From a high level,  NSX, together with vSAN attempt to virtualize the Data Center , instead of the server.   This means it will be possible to replicate or replace any VMware Data center easily in the cloud with minimal changes.    Think of it as VMware moving up the stack from controlling the VM to controlling the DC.

For those thinking of a hybrid-cloud solution, having a cloud solution that is exactly the same as the in-house solution makes a lot of sense as workloads can be moved back-and-fourth to the cloud without any changes.   Even live vMotion is supported in many cases.

However there are more items that NSX addresses that we covered above.

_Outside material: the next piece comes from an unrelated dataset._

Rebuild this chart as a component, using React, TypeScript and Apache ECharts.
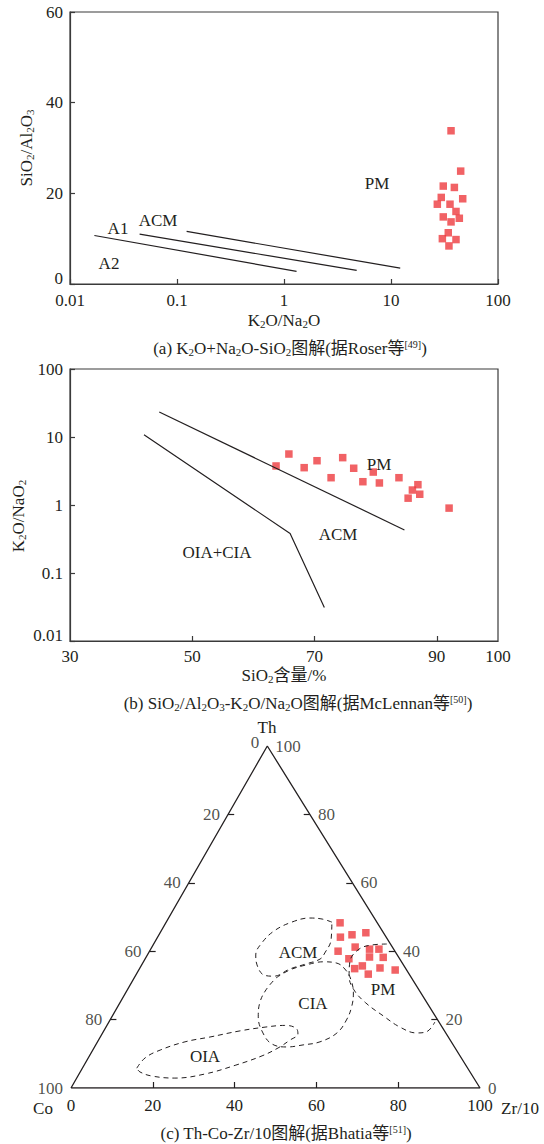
import React, { useEffect, useRef } from 'react';
import * as echarts from 'echarts';

const FONT = 'Liberation Serif, DejaVu Serif, Noto Sans CJK SC, serif';
const INK = '#231f20';
const RED = '#ee3b3e';
const FS = 17;

// ---------- Panel (a): K2O/Na2O (log) vs SiO2/Al2O3 ----------
const aK2ONa2O = [36.4, 44.8, 30.8, 39.1, 29.5, 46.8, 27.1, 35.6, 40.5, 30.8, 36.4, 43.5, 34.3, 30.2, 40.5, 34.8];
const aSiO2Al2O3 = [33.8, 24.9, 21.6, 21.3, 19.1, 18.8, 17.6, 17.6, 16.0, 14.8, 13.7, 14.5, 11.3, 10.0, 9.8, 8.4];
const aLineA2A1 = [[0.0169, 10.7], [1.31, 2.8]];
const aLineA1ACM = [[0.0447, 11.0], [4.78, 3.0]];
const aLineACMPM = [[0.123, 11.6], [12.2, 3.5]];

// ---------- Panel (b): SiO2 vs K2O/Na2O (log) ----------
const bSiO2 = [63.7, 65.8, 68.3, 70.4, 72.7, 74.6, 76.4, 77.9, 79.6, 80.6, 83.8, 86.9, 86.0, 87.2, 85.3, 92.0];
const bK2ONa2O = [3.75, 5.62, 3.54, 4.48, 2.52, 4.97, 3.47, 2.2, 3.05, 2.11, 2.52, 1.99, 1.66, 1.44, 1.26, 0.9];
const bLineACMPM = [[44.6, 23.3], [84.7, 0.43]];
const bLineOIACIA = [[42.1, 10.8], [66.0, 0.38], [71.6, 0.031]];
const bXLabels = [30, 50, 70, 90, 100];
const bXTicks = [50, 70, 90];

// ---------- Panel (c): Th-Co-Zr/10 ternary ----------
const cTh = [48.3, 44.1, 44.8, 45.4, 40.0, 41.2, 40.6, 40.6, 37.8, 38.3, 38.2, 34.9, 35.7, 33.3, 35.1, 34.5];
const cZr = [42.6, 44.7, 47.2, 50.3, 46.1, 49.7, 53.5, 55.8, 49.8, 54.6, 58.0, 52.6, 54.1, 56.7, 58.7, 62.7];
// fields as [Zr/10 %, Th %]
const fieldACM = [[40.5, 48.5], [37.7, 49.4], [34.5, 49.7], [30.7, 48.5], [27.6, 45.9], [26.3, 42.4], [26.5, 38.9], [28.2, 36.0], [31.4, 33.0], [33.9, 32.7], [36.8, 34.8], [40.1, 36.3], [42.8, 37.7], [43.1, 39.5], [42.8, 43.3]];
const fieldCIA = [[34.7, 32.2], [36.9, 34.5], [40.3, 36.0], [44.0, 36.9], [47.5, 36.5], [50.6, 34.5], [53.3, 31.6], [55.7, 27.8], [57.2, 23.8], [57.8, 19.9], [57.3, 16.1], [54.4, 13.5], [50.7, 12.6], [47.0, 12.0], [42.9, 12.9], [39.2, 16.1], [35.8, 20.8], [34.2, 24.9], [33.9, 28.7]];
const fieldPM = [[57.0, 42.1], [53.4, 41.8], [50.8, 40.4], [50.5, 36.8], [52.3, 32.7], [55.4, 28.7], [60.1, 24.9], [66.2, 21.1], [71.9, 17.8], [76.8, 16.1], [79.1, 16.5], [79.7, 19.3]];
const fieldOIA = [[13.3, 5.8], [13.9, 8.8], [16.5, 11.1], [21.4, 13.5], [26.8, 14.9], [33.3, 16.7], [38.9, 17.8], [43.5, 18.3], [46.6, 17.5], [47.9, 15.8], [46.8, 14.0], [45.0, 11.7], [42.2, 9.4], [37.1, 6.7], [30.8, 4.1], [24.0, 2.9], [18.1, 3.5], [14.6, 4.7]];
const cCoLabels = [0, 20, 40, 60, 80, 100];
const cThLabels = [100, 80, 60, 40, 20, 0];
const cInnerTicks = [20, 40, 60, 80];

const APEX = 0.48; // apex position along the base
const toXY = (zr: number, th: number) => [zr + APEX * th, th];
const closeLoop = (pts: number[][]) => [...pts, pts[0]];

const sub = { fontSize: 11, lineHeight: 8, verticalAlign: 'bottom', fill: INK, fontFamily: FONT };
const sup = { fontSize: 10, lineHeight: 10, verticalAlign: 'top', fill: INK, fontFamily: FONT };

function txt(text: string, x: number, y: number, extra: any = {}) {
  return {
    type: 'text',
    x,
    y,
    rotation: extra.rotation || 0,
    z: 100,
    style: {
      text,
      fill: INK,
      fontSize: extra.fontSize || FS,
      fontFamily: FONT,
      align: 'center',
      verticalAlign: 'middle',
      lineHeight: 18,
      rich: { s: sub, p: sup },
    },
  };
}

const axisLineStyle = { color: '#3a3a3a', width: 1.2 };
const labelStyle = { color: INK, fontFamily: FONT, fontSize: FS };
const fmtLog = (v: number) => String(Number(v.toPrecision(2)));

export default function App() {
  const ref = useRef<HTMLDivElement>(null);
  useEffect(() => {
    if (!ref.current) return;
    const chart = echarts.init(ref.current, null, { renderer: 'svg' });

    const tk = 1.5; // tick length in x units
    const tky = 1.75; // tick length in y units
    const tickSegs: any[] = [];
    cInnerTicks.forEach((th) => {
      const l = toXY(0, th);
      tickSegs.push([{ coord: l }, { coord: [l[0] + tk, th] }]);
      const r = toXY(100 - th, th);
      tickSegs.push([{ coord: r }, { coord: [r[0] - tk, th] }]);
    });
    cInnerTicks.forEach((zr) => {
      tickSegs.push([{ coord: [zr, 0] }, { coord: [zr, tky] }]);
    });

    const dashed = (pts: number[][], closed: boolean) => ({
      type: 'line',
      xAxisIndex: 2,
      yAxisIndex: 2,
      data: (closed ? closeLoop(pts) : pts).map((p) => toXY(p[0], p[1])),
      smooth: 0.4,
      symbol: 'none',
      lineStyle: { color: INK, width: 1, type: [5, 4] },
      silent: true,
    });

    const solid = (data: number[][], xi: number) => ({
      type: 'line',
      xAxisIndex: xi,
      yAxisIndex: xi,
      data,
      symbol: 'none',
      lineStyle: { color: INK, width: 1.2 },
      silent: true,
    });

    const option: any = {
      animation: false,
      backgroundColor: '#fff',
      textStyle: { fontFamily: FONT, fontSize: FS },
      grid: [
        { left: 70, top: 12, width: 428, height: 272, show: true, borderColor: '#3a3a3a', borderWidth: 1.2 },
        { left: 70, top: 369, width: 428, height: 272, show: true, borderColor: '#3a3a3a', borderWidth: 1.2 },
        { left: 71, top: 746, width: 409, height: 342, show: false },
      ],
      xAxis: [
        {
          gridIndex: 0, type: 'log', logBase: 10, min: 0.01, max: 100,
          axisLine: { show: true, lineStyle: axisLineStyle },
          axisTick: { show: true, inside: true, length: 5, lineStyle: axisLineStyle },
          minorTick: { show: false },
          splitLine: { show: false },
          axisLabel: { ...labelStyle, margin: 8, formatter: fmtLog },
        },
        {
          gridIndex: 1, type: 'value', min: 30, max: 100,
          axisLine: { show: true, lineStyle: axisLineStyle },
          axisTick: { show: true, inside: true, length: 5, lineStyle: axisLineStyle, customValues: bXTicks },
          splitLine: { show: false },
          axisLabel: { ...labelStyle, margin: 7, customValues: bXLabels, showMinLabel: true, showMaxLabel: true },
        },
        {
          gridIndex: 2, type: 'value', min: 0, max: 100, interval: 20,
          axisLine: { show: false },
          axisTick: { show: false },
          splitLine: { show: false },
          axisLabel: { ...labelStyle, margin: 9, showMinLabel: true, showMaxLabel: true },
        },
      ],
      yAxis: [
        {
          gridIndex: 0, type: 'value', min: 0, max: 60, interval: 20,
          axisLine: { show: true, lineStyle: axisLineStyle },
          axisTick: { show: true, inside: true, length: 5, lineStyle: axisLineStyle },
          splitLine: { show: false },
          axisLabel: { ...labelStyle, margin: 7, verticalAlignMinLabel: 'bottom', lineHeight: 12 },
        },
        {
          gridIndex: 1, type: 'log', logBase: 10, min: 0.01, max: 100,
          axisLine: { show: true, lineStyle: axisLineStyle },
          axisTick: { show: true, inside: true, length: 5, lineStyle: axisLineStyle },
          minorTick: { show: false },
          splitLine: { show: false },
          axisLabel: { ...labelStyle, margin: 7, formatter: fmtLog, verticalAlignMinLabel: 'bottom', lineHeight: 12 },
        },
        { gridIndex: 2, type: 'value', min: 0, max: 100, show: false },
      ],
      series: [
        // panel a
        solid(aLineA2A1, 0),
        solid(aLineA1ACM, 0),
        solid(aLineACMPM, 0),
        {
          type: 'scatter', xAxisIndex: 0, yAxisIndex: 0, symbol: 'rect', symbolSize: 7.5,
          itemStyle: { color: RED },
          data: aK2ONa2O.map((x, i) => [x, aSiO2Al2O3[i]]),
        },
        // panel b
        solid(bLineACMPM, 1),
        solid(bLineOIACIA, 1),
        {
          type: 'scatter', xAxisIndex: 1, yAxisIndex: 1, symbol: 'rect', symbolSize: 7.5,
          itemStyle: { color: RED },
          data: bSiO2.map((x, i) => [x, bK2ONa2O[i]]),
        },
        // panel c: triangle + ticks
        {
          type: 'line', xAxisIndex: 2, yAxisIndex: 2, symbol: 'none', silent: true,
          data: [toXY(0, 0), toXY(0, 100), toXY(100, 0), toXY(0, 0)],
          lineStyle: { color: INK, width: 1.3 },
          markLine: {
            silent: true, symbol: ['none', 'none'], label: { show: false },
            lineStyle: { color: INK, width: 1.2, type: 'solid' },
            data: tickSegs,
          },
        },
        dashed(fieldACM, true),
        dashed(fieldCIA, true),
        dashed(fieldPM, false),
        dashed(fieldOIA, true),
        {
          type: 'scatter', xAxisIndex: 2, yAxisIndex: 2, symbol: 'rect', symbolSize: 7.5,
          itemStyle: { color: RED },
          data: cTh.map((th, i) => toXY(cZr[i], th)),
        },
        // left edge labels (Co)
        {
          type: 'scatter', xAxisIndex: 2, yAxisIndex: 2, symbolSize: 0.1, silent: true,
          itemStyle: { color: 'rgba(0,0,0,0)' },
          data: cCoLabels.map((co) => ({
            value: [...toXY(0, 100 - co), co],
            label: co === 0 ? { offset: [0, -4] } : {},
          })),
          label: { show: true, position: 'left', distance: 8, ...labelStyle, formatter: (p: any) => String(p.value[2]) },
        },
        // right edge labels (Th)
        {
          type: 'scatter', xAxisIndex: 2, yAxisIndex: 2, symbolSize: 0.1, silent: true,
          itemStyle: { color: 'rgba(0,0,0,0)' },
          data: cThLabels.map((th) => [...toXY(100 - th, th), th]),
          label: { show: true, position: 'right', distance: 8, ...labelStyle, formatter: (p: any) => String(p.value[2]) },
        },
      ],
      graphic: [
        // panel a
        txt('SiO{s|2}/Al{s|2}O{s|3}', 26, 148, { rotation: Math.PI / 2 }),
        txt('K{s|2}O/Na{s|2}O', 284, 320),
        txt('(a) K{s|2}O+Na{s|2}O-SiO{s|2}图解(据Roser等{p|[49]})', 290, 348),
        txt('A1', 118, 228),
        txt('ACM', 158, 220),
        txt('A2', 109, 263),
        txt('PM', 377, 183),
        // panel b
        txt('K{s|2}O/NaO{s|2}', 18, 516, { rotation: Math.PI / 2 }),
        txt('SiO{s|2}含量/%', 284, 675),
        txt('(b) SiO{s|2}/Al{s|2}O{s|3}-K{s|2}O/Na{s|2}O图解(据McLennan等{p|[50]})', 298, 703),
        txt('PM', 379, 464),
        txt('ACM', 338, 534),
        txt('OIA+CIA', 217, 552),
        // panel c
        txt('Th', 267, 727),
        txt('Co', 43, 1108),
        txt('Zr/10', 520, 1108),
        txt('(c) Th-Co-Zr/10图解(据Bhatia等{p|[51]})', 286, 1133),
        txt('ACM', 298, 952),
        txt('CIA', 313, 1003),
        txt('PM', 383, 989),
        txt('OIA', 205, 1056),
      ],
    };
    chart.setOption(option);
    return () => chart.dispose();
  }, []);
  return (
    <div
      ref={ref}
      style={{ position: 'absolute', left: 0, top: 0, width: 544, height: 1144, background: '#fff' }}
    />
  );
}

  • Supports massive East/West (E/W) connectivity as is typical in the modern DC.
    • The E/W firewall rules are applied by the host kernel,  so VM's on the same host can talk directly to each other without hair-pinning traffic out through the physical network to a physical firewall.
    • E/W rules can be written in high-level terms ( such as by VM name, Folder Name, Tag ).    Rules written in such terms automatically apply to new VM's matching the VM name regEX,  Folder, or Tag.    So in essence firewall rules are automatically written and removed as VM's are added or removed from the infrastructure.   No more stale firewall rules from years ago that are left behind.
  • North/South traffic uses VM appliances supporting ( DHCP, NAT, Firewall, routing , VPN , etc. )
  • All of the above is controlled by a new Menu tab ( Networking & Security ) inside vCenter web appliance.

 

Use cases

The top use cases for deploying NSX then are:

  1. Security - Enable micro-segmentation ( also called zero-trust )
    Every NIC connection to/from a VM is inspected via a firewall rule.
    This means for instance, that the web-tier can only talk to the db-tier on ONE port, to one VM.
    Since the hypervisor enforces this,  no hair-pinning results
    Firewall rules are generated automatically for new VM's according to a template.

  2. Disaster Recovery - DR location is identical to source
    This means that IP's do not need to change, and all load-balancers, firewalls, etc. are the same on both ends.
    Optionally cross-vCenter NSX can keep both main site and DR site in sync.

  3. Automation - Automatically deploy entire 3-tier applications and their networks, load-balancers etc.